I gathered the troops for another reunion, now close to 39 years since we first formed. It was a long day with a three and a half hour rehearsal for the night’s show, and the first one with Reid coming in from NH. We had several splintered rehearsals over the last few months with some new tunes, but today we put them all together. I particularly enjoy the banter that goes on as we put tunes together and I remarked that it was good to get the cussing out before we went public later on.

There was a good house for the show, with many familiar faces from gigs gone by, and though we we’re as tight as we used to be, the stage communication was good and the humor flowed as well.

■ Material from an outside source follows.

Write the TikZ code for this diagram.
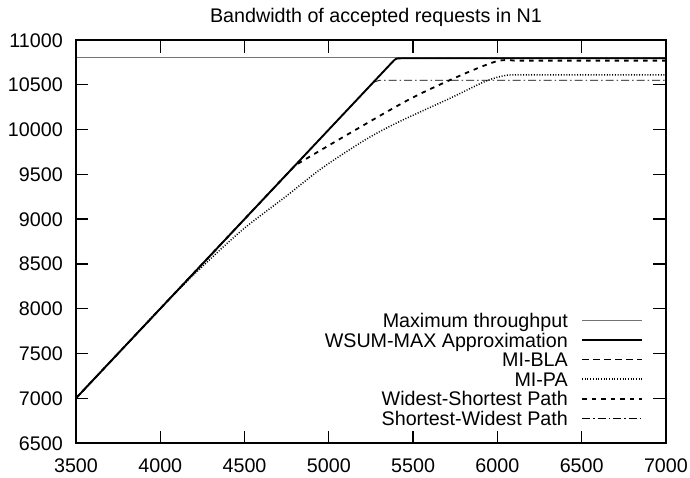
\documentclass[tikz,border=0pt]{standalone}
\usepackage{fontspec}
\setmainfont{Liberation Sans}
\usetikzlibrary{positioning}

\begin{document}
\begin{tikzpicture}[
        x=1pt, y=1pt,
        every node/.style={font=\fontsize{19.7}{22}\selectfont, inner sep=0pt,
            text height=14.1pt, text depth=0pt},
        legtext/.style={anchor=east},
        frame/.style={line width=1.3pt},
        tick/.style={line width=1.3pt},
        maxline/.style={line width=0.9pt, black!55},
        wsumline/.style={line width=1.9pt, line join=round},
        blaline/.style={line width=0.8pt, dash pattern=on 7pt off 4pt},
        paline/.style={line width=1.5pt, dash pattern=on 1pt off 1.7pt},
        wsline/.style={line width=1.8pt, dash pattern=on 4.5pt off 5pt},
        swline/.style={line width=0.8pt, dash pattern=on 8pt off 3pt on 1.5pt off 3pt}
    ]

    \useasboundingbox (0,0) rectangle (690,477);

    % Title
    \node (title) at (376,461.5) {Bandwidth of accepted requests in N1};

    % Data area: 3500..7000 by 6500..11000
    \begin{scope}[x=0.168571pt, y=0.089556pt, shift={(-514pt,-548.11pt)}]

    % Ticks and labels on the y axis
    \foreach \v in {6500,7000,...,11000} {
        \draw[tick] (3500,\v) -- ++(12.5pt,0);
        \draw[tick] (7000,\v) -- ++(-12.5pt,0);
        \node[left=13pt] (y\v) at (3500,\v) {\v};
    }

    % Ticks and labels on the x axis
    \foreach \v in {3500,4000,...,7000} {
        \draw[tick] (\v,6500) -- ++(0,12.5pt);
        \draw[tick] (\v,11000) -- ++(0,-12.5pt);
        \node[below=15pt] (x\v) at (\v,6500) {\v};
    }

    % Maximum throughput
    \draw[maxline] (3500,10800) -- (7000,10800);

    % MI-BLA
    \draw[blaline] (3500,7000) -- (5375,10750)
        .. controls (5398,10796) .. (5430,10796) -- (7000,10796);

    % MI-PA
    \draw[paline] plot[smooth, tension=0.5] coordinates {
        (3500,7000) (4050,8100) (4300,8560) (4500,8900) (4750,9260)
        (4960,9570) (5220,9890) (5420,10090) (5720,10350) (5930,10540)
        (6050,10605) (6150,10610)} -- (7000,10610);

    % Widest-Shortest Path
    \draw[wsline] (3500,7000) -- (4800,9600)
        -- plot[smooth, tension=0.5] coordinates {
        (4800,9600) (5070,9900) (5480,10340) (5800,10620) (6000,10765)
        (6100,10770)} -- (7000,10770);

    % Shortest-Widest Path
    \draw[swline] (3500,7000) -- (5240,10480)
        .. controls (5262,10528) .. (5300,10550) -- (7000,10550);

    % WSUM-MAX Approximation
    \draw[wsumline] (3500,7000) -- (5375,10750)
        .. controls (5398,10796) .. (5430,10796) -- (7000,10796);

    % Frame
    \draw[frame] (3500,6500) rectangle (7000,11000);

    \end{scope}

    % Legend
    \node[legtext] (legmax) at (568,156.3) {Maximum throughput};
    \node[legtext] (legwsum) at ([yshift=-19.5pt]legmax.east) {WSUM-MAX Approximation};
    \node[legtext] (legbla) at ([yshift=-19.5pt]legwsum.east) {MI-BLA};
    \node[legtext] (legpa) at ([yshift=-19.5pt]legbla.east) {MI-PA};
    \node[legtext] (legws) at ([yshift=-19.5pt]legpa.east) {Widest-Shortest Path};
    \node[legtext] (legsw) at ([yshift=-19.5pt]legws.east) {Shortest-Widest Path};

    \draw[maxline] ([xshift=14pt]legmax.east) -- ++(60pt,0);
    \draw[wsumline] ([xshift=14pt]legwsum.east) -- ++(60pt,0);
    \draw[blaline] ([xshift=14pt]legbla.east) -- ++(60pt,0);
    \draw[paline] ([xshift=14pt]legpa.east) -- ++(60pt,0);
    \draw[wsline] ([xshift=14pt]legws.east) -- ++(60pt,0);
    \draw[swline] ([xshift=14pt]legsw.east) -- ++(60pt,0);

\end{tikzpicture}
\end{document}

I had put together some of my newer tunes like Ireland, False from True, Santa Assassin and Lessons from Pete, all of which we did remarkably well, especially the Pete tune. I put together the two sets and the leads were spread nicely around, Reid’s nasty guitar and crazed vocals, Hub’s Texas Swing tunes and his Leon Russell “Song for You”, Jeff’s “I’m an Old Cowhand” on guitar, Chris’s steel and Kris’s solid bass. Peggy Salvatore opened the second set with two fine tunes. The good cheer was in the house and we fed off the audience. We had great feedback from everyone and each other. A rich performing experience.

Chris Jones suggested we do “Yulesville”, an odd beatnik version of “The Night Before Christmas”. Hub brought berets and shades, the band played a perfectly nebulous jazz riff and I delivered the poem. It came off very cool and definitely in the Steppin’ Out! tradition of performance art. I was really proud that we delivered some new stuff to go along with some old favorites.

I was exhausted at the end, but a good exhaustion. There was no sound tech for the evening so we had to fly by the seat of our pants, and, unfortunately, the recording of the evening suffered. I feel that some of my projects here on stage still lack a little hometown support and there were few fellow players in the audience (with the major exception of Steve Brosky!). People have no idea how good this band was, and continues to be.

I was quite concerned with our former bass player Denny who was unable to play last year and was uneven the year before. In order to do the gig, I asked Kris Kehr to fill in and he was tickled to do it and did it well. This year, Denny popped up saying he wished he had been asked and I told Denny that I was sorry but I had committed to Kris. I offered him a slot to sit in and a few days before the gig, he emailed that he had practiced all the material and was ready to go. I felt quite uncomfortable in this situation, as did the band. As it turns out, Denny didn’t show up. It would have been very difficult for him in many ways – to play bass and sing after a long layoff, and, perhaps more importantly, be in the house and not play. Next year, I will try to navigate this better.